Having climbed between the different levels, explored the various paths, and marveled at the artful architecture we decided to head back to the inn and enjoy a beverage on the New Orleans style balcony overlooking Broadway. I came to realize on this pause in our evening that we don’t sit down enough and enjoy the world that surrounds us. It was also during this time of rocking chair reflection that reinforced our Shabbat decision to explore the creation that is so easily within our reach but so frequently overlooked.




As the shops closed their doors and dusk quickly approaching we were off again for our last walk of the evening. With the last rays of light reflecting on the Lehigh River, we walked up and down the bank listening to the rush and ripple of the water.


Watching the mountains slowly disappear in the background we began our walk back to Broadway to take in the amber glow of the old street lights.



Just before walking back into the lobby of the inn, we heard music bouncing off our backs. With a curious ear, we turned around and watched as a troubadour played to a crowd that ebbed and flowed like the waters we had just left behind.


By this time we were both tired, ready for bed, and excited for the day to come. But, before heading up, I had to catch this stunning view of our one night abode.

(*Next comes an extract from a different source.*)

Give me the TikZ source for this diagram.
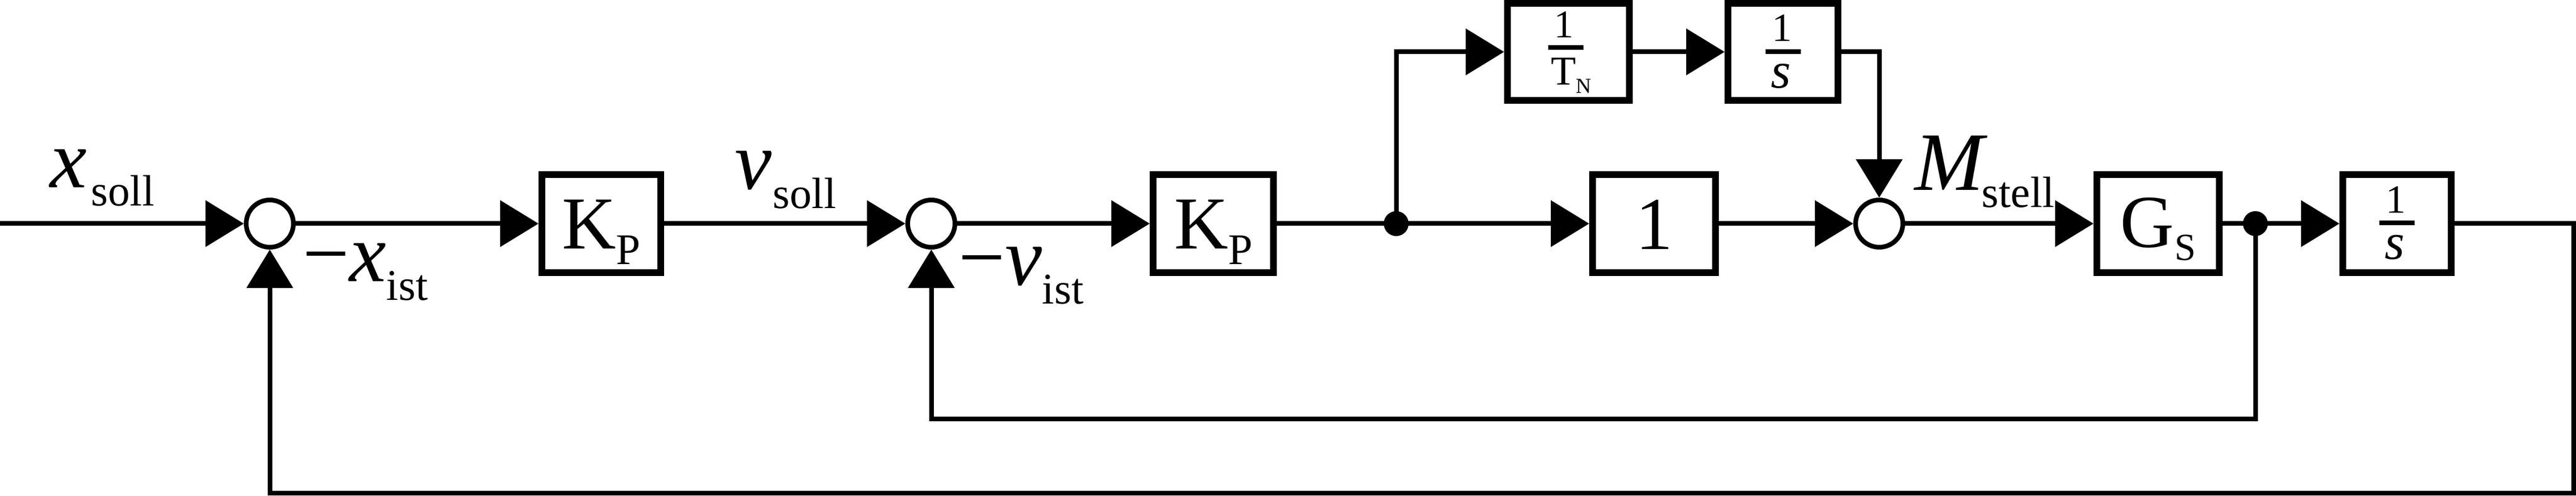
\documentclass[tikz,border=0pt]{standalone}
\usepackage{fontspec}
\setmainfont{Liberation Serif}
\usetikzlibrary{arrows.meta,calc}
\newcommand{\labmain}{\fontsize{45.5}{50}\selectfont}
\newcommand{\labsub}{\fontsize{24}{26}\selectfont}
\tikzset{
  blk/.style={draw, line width=0.13cm, minimum height=1.89cm, inner sep=0pt,
    font=\fontsize{41}{45}\selectfont, text height=0.98cm, text depth=0cm},
  fblk/.style={draw, line width=0.13cm, minimum height=1.87cm, inner sep=0pt},
  sumc/.style={draw, circle, line width=0.09cm, minimum size=0.91cm, inner sep=0pt},
  dotc/.style={fill, circle, minimum size=0.48cm, inner sep=0pt},
  sig/.style={line width=0.09cm, -{Triangle[length=0.74cm,width=0.88cm]}},
  wire/.style={line width=0.09cm},
  lab/.style={anchor=base west, inner sep=0pt},
  fnum/.style={anchor=base, inner sep=0pt, font=\fontsize{22}{23}\selectfont},
  fbar/.style={line width=0.09cm},
}
\begin{document}
\begin{tikzpicture}
\useasboundingbox (0,0) rectangle (49.65,9.55);
% coordinates
\coordinate (in) at (0,5.24);
% summing points
\node[sumc] (s1) at (5.20,5.24) {};
\node[sumc] (s2) at (17.95,5.24) {};
\node[sumc] (s3) at (36.22,5.24) {};
% blocks
\node[blk, minimum width=2.29cm] (kp1) at (11.59,5.24) {K\raisebox{-0.30cm}{\fontsize{24}{26}\selectfont P}};
\node[blk, minimum width=2.32cm] (kp2) at (23.385,5.24) {K\raisebox{-0.30cm}{\fontsize{24}{26}\selectfont P}};
\node[blk, minimum width=2.37cm, text height=1.0cm] (one) at (31.88,5.24) {1};
\node[blk, minimum width=2.36cm, text height=0.92cm] (gs) at (41.595,5.24) {G\raisebox{-0.25cm}{\fontsize{21}{23}\selectfont S}};
\node[fblk, minimum width=2.09cm, minimum height=1.89cm] (is) at (46.20,5.24) {};
\node[fblk, minimum width=2.35cm] (tn) at (30.23,8.55) {};
\node[fblk, minimum width=2.12cm] (it) at (34.365,8.55) {};
% junctions
\node[dotc] (j1) at (26.91,5.24) {};
\node[dotc] (j2) at (43.47,5.24) {};
% fraction contents
\node[fnum, font=\fontsize{21.5}{22}\selectfont] (tnnum) at ($(tn.center)+(-0.085,0.27)$) {1};
\draw[fbar] ($(tn.center)+(-0.39,0.08)$) -- ++(0.68,0);
\node[fnum, font=\fontsize{22.5}{23}\selectfont] (tnden) at ($(tn.center)+(0.05,-0.64)$) {T\raisebox{-0.16cm}{\fontsize{11.7}{12}\selectfont N}};
\node[fnum] (itnum) at ($(it.center)+(-0.02,0.20)$) {1};
\draw[fbar] ($(it.center)+(-0.34,0)$) -- ++(0.68,0);
\node[fnum, font=\fontsize{28}{29}\selectfont\itshape] (itden) at ($(it.center)+(-0.04,-0.70)$) {s};
\node[fnum] (isnum) at ($(is.center)+(-0.02,0.20)$) {1};
\draw[fbar] ($(is.center)+(-0.34,0.01)$) -- ++(0.68,0);
\node[fnum, font=\fontsize{28}{29}\selectfont\itshape] (isden) at ($(is.center)+(-0.04,-0.69)$) {s};
% labels
\node[lab] (lxs) at (0.96,5.93) {\labmain\textit{x}\kern0.08cm\raisebox{-0.35cm}{\labsub soll}};
\node[lab] (lxi) at (5.83,4.12) {\labmain −\textit{x}\raisebox{-0.36cm}{\labsub ist}};
\node[lab] (lvs) at (14.16,5.90) {\labmain\textit{v}\kern0.02cm\raisebox{-0.37cm}{\labsub soll}};
\node[lab] (lvi) at (18.47,4.05) {\labmain −\textit{v}\raisebox{-0.36cm}{\labsub ist}};
\node[lab] (lms) at (36.90,5.88) {\labmain\textit{M}\kern-0.12cm\raisebox{-0.33cm}{\labsub stell}};
% forward path
\draw[sig] (in) -- (s1.west);
\draw[sig] (s1.east) -- (kp1.west);
\draw[sig] (kp1.east) -- (s2.west);
\draw[sig] (s2.east) -- (kp2.west);
\draw[wire] (kp2.east) -- (j1.center);
\draw[sig] (j1.center) -- (one.west);
\draw[sig] (j1.center) |- (tn.west);
\draw[sig] (tn.east) -- (it.west);
\draw[sig] (it.east) -| (s3.north);
\draw[sig] (one.east) -- (s3.west);
\draw[sig] (s3.east) -- (gs.west);
\draw[wire] (gs.east) -- (j2.center);
\draw[sig] (j2.center) -- (is.west);
% feedback loops
\coordinate (fbin) at (0,1.48);
\draw[sig] (j2.center) -- (j2.center |- fbin) -| (s2.south);
\coordinate (outR) at (49.605,5.24);
\coordinate (outB) at (0,0.045);
\draw[sig] (is.east) -- (outR) -- (outR |- outB) -| (s1.south);
\end{tikzpicture}
\end{document}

The next day was much of the same as the first. After breakfast at the Broadway Grille and Pub (included with our room), we walked around town, visiting many of the sites we had seen the previous day but, this time, focusing on the experience itself rather than the recording of the experience on film. Later in the morning we headed off to the Dimmick Memorial Library to learn a little more about the town.



This is a great compliment to the local museum no matter where you are as town librarians are frequently a wealth of knowledge when it comes to local history. After a few interesting discussions and some sporadic research, we headed over to the place where our visit began and where our visit would now end, Crave.

With our bags back in the car, our lungs filled with mountain air, and our stomachs full we got back on the road and took the long way home.


Heading south on one of my favorite roads, Route 209, we stopped by Pottsville and captured a quick image of the Yuengling Brewery (we will visit the brewery again in the future to take the tour). Hopping on Route 61 we quickly made our way to I-78 where one of the signs along the highway caught our attention and brought us to our last quick stop before heading home.


Clover Hill Vineyard and Winery was our last stop. We caught them about 15 minutes before closing but it was enough time for a quick tasting and a few pictures. This final destination was an appropriate close to the trip for two reasons as they make some of our favorite wines and also because when heading back home from such an amazing getaway we needed a drink to ease the transition back to sobering reality.